Una vez resuelta la falla electrónica y hechas todas las pruebas de rigor, ya con el equipo funcionando a la perfección, me decidí a armarlo en su gabinete y a fijar algunos componentes que por su ubicación y forma de montaje estaban expuestos a fuertes vibraciones que podían ser un problema a futuro.
Todo eso estaba encaminado, entonces solo me quedaba fijar unos pequeños puentes con cable de lado de las soldaduras que tuve que hacer para reparar pistas cortadas y ojales levantados por un técnico que había trabajado anteriormente en esa placa (muy desprolijamente por cierto...) y ya una vez hecho todo, y con el adhesivo todavía "fresco" me dispuse a probar el aparato para asegurarme su buen funcionamiento.
Conecté la alimentación a mi lámpara serie por las dudas (menos mal!) y al momento de encenderlo la lámpara se iluminó fuertemente y empezaron a escucharse ruidos de todo tipo.
Apagué todo y empecé a pensar que podría estar sucediendo... revisé y encontré todo perfectamente así que como estaba cansado dejé todo listo para continuar al día siguiente.
Me volví loco tratando de entender donde estaba la falla, hasta que finalmente, al día siguiente y con el adhesivo ya seco, conecté el amplificador de nuevo y para mi sorpresa funcionaba de maravillas!
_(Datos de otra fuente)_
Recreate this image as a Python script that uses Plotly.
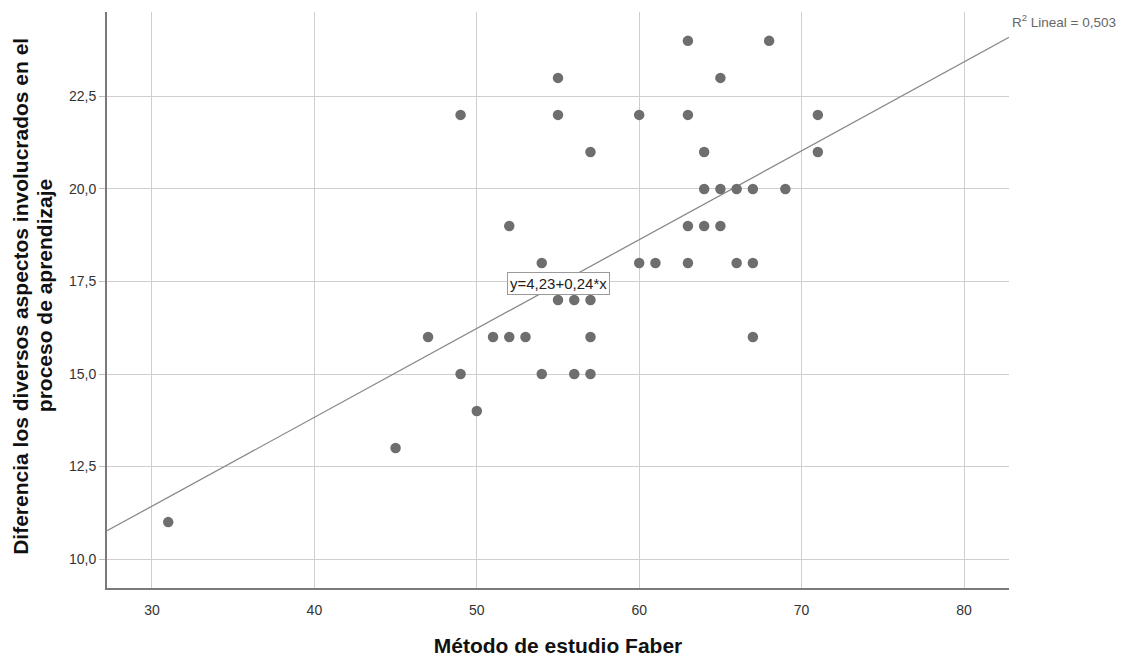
import plotly.graph_objects as go

# Puntuaciones observadas: Método de estudio Faber (x) y diferencia en aspectos de aprendizaje (y)
faber = [31, 45, 47, 49, 49, 50, 51, 52, 52, 53, 54, 54, 55, 55, 55, 56, 56,
         57, 57, 57, 57, 60, 60, 61, 63, 63, 63, 63, 64, 64, 64, 65, 65, 65,
         66, 66, 67, 67, 67, 68, 69, 71, 71]
diferencia = [11, 13, 16, 22, 15, 14, 16, 19, 16, 16, 18, 15, 23, 22, 17, 17, 15,
              21, 17, 16, 15, 22, 18, 18, 24, 22, 19, 18, 21, 20, 19, 23, 20, 19,
              20, 18, 20, 18, 16, 24, 20, 22, 21]

# Recta de ajuste lineal y R²
intercepto = 4.23
pendiente = 0.24
r2 = 0.503

x_range = [27.23, 82.77]
y_range = [9.22, 24.78]

x_ticks = [30, 40, 50, 60, 70, 80]
y_ticks = [10.0, 12.5, 15.0, 17.5, 20.0, 22.5]
y_ticklabels = ["10,0", "12,5", "15,0", "17,5", "20,0", "22,5"]

x_title = "Método de estudio Faber"
y_title_lines = ["Diferencia los diversos aspectos involucrados en el",
                 "proceso de aprendizaje"]

FONT = "Liberation Sans, Arial, sans-serif"


def coma(v, dec):
    return f"{v:.{dec}f}".replace(".", ",")


fig = go.Figure()

fit_x = x_range
fit_y = [intercepto + pendiente * v for v in fit_x]
fig.add_trace(go.Scatter(
    x=fit_x, y=fit_y, mode="lines",
    line=dict(color="#8a8a8a", width=1.3),
    hoverinfo="skip", cliponaxis=False,
))

fig.add_trace(go.Scatter(
    x=faber, y=diferencia, mode="markers",
    marker=dict(color="#6e6e6e", size=10.5, line=dict(width=0)),
))

# Etiqueta de la ecuación sobre la recta
fig.add_annotation(
    x=55, y=17.45, xref="x", yref="y",
    text=f"y={coma(intercepto, 2)}+{coma(pendiente, 2)}*x",
    showarrow=False,
    font=dict(family=FONT, size=15, color="#222222"),
    bgcolor="white", bordercolor="#9a9a9a", borderwidth=1, borderpad=2,
)

# Etiqueta del R² en el extremo derecho de la recta
fig.add_annotation(
    x=x_range[1], y=fit_y[1], xref="x", yref="y",
    text="R<sup>2</sup> Lineal = " + coma(r2, 3),
    showarrow=False, xanchor="left", yanchor="bottom",
    xshift=1, yshift=5,
    font=dict(family=FONT, size=13.5, color="#666666"),
)

# Título del eje Y en dos líneas
for xpos, linea in zip([-0.0955, -0.0685], y_title_lines):
    fig.add_annotation(
        x=xpos, y=0.507, xref="paper", yref="paper",
        text=f"<b>{linea}</b>", textangle=-90, showarrow=False,
        xanchor="center", yanchor="middle",
        font=dict(family=FONT, size=21, color="#111111"),
    )

fig.update_layout(
    width=1123, height=657,
    margin=dict(l=107, r=114, t=12, b=69),
    paper_bgcolor="white", plot_bgcolor="white",
    showlegend=False,
    font=dict(family=FONT, color="#333333"),
    xaxis=dict(
        range=x_range, tickvals=x_ticks, automargin=False,
        showgrid=True, gridcolor="#cfcfcf", gridwidth=1,
        zeroline=False, showline=True, linecolor="#7a7a7a", linewidth=2,
        ticks="", ticklabelstandoff=8,
        tickfont=dict(family=FONT, size=14, color="#333333"),
        title=dict(text=f"<b>{x_title}</b>",
                   font=dict(family=FONT, size=21, color="#111111"), standoff=26),
    ),
    yaxis=dict(
        range=y_range, tickvals=y_ticks, ticktext=y_ticklabels, automargin=False,
        showgrid=True, gridcolor="#cfcfcf", gridwidth=1,
        zeroline=False, showline=True, linecolor="#7a7a7a", linewidth=2,
        ticks="outside", ticklen=6, tickcolor="#bdbdbd",
        tickfont=dict(family=FONT, size=14, color="#333333"),
    ),
)

fig.write_html("out.html")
Cero ruido.
Inmediatamente me di cuenta de que el pegamento que había usado para pegar los puentes cableados a la placa (un cemento de contacto de los mas comunes, de esos medio verdosos) estaba conduciendo entre varios terminales de otros componentes que había tocado.
Hice unas pruebas para corroborarlo y así fué. 
Resulta que en estado líquido, el solvente que lleva es conductor, pero ni bien se evapora el pegamento tiene resistividad infinita y deja de ser un problema.
La verdad, es algo que no sabía hasta el momento y que nunca había tenido en cuenta. 
Tal vez a alguien mas le sirva el dato y por eso lo comento.

Pido disculpa a los moderadores si resulta irrelevante mi comentario o si no se ubica en el lugar correcto.
Saludos!


----------



## Scooter (Sep 1, 2015)

No me sorprende, pero gracias por el dato . Por ejemplo la laca protectora de circuitos impresos es conductora hasta que se seca


----------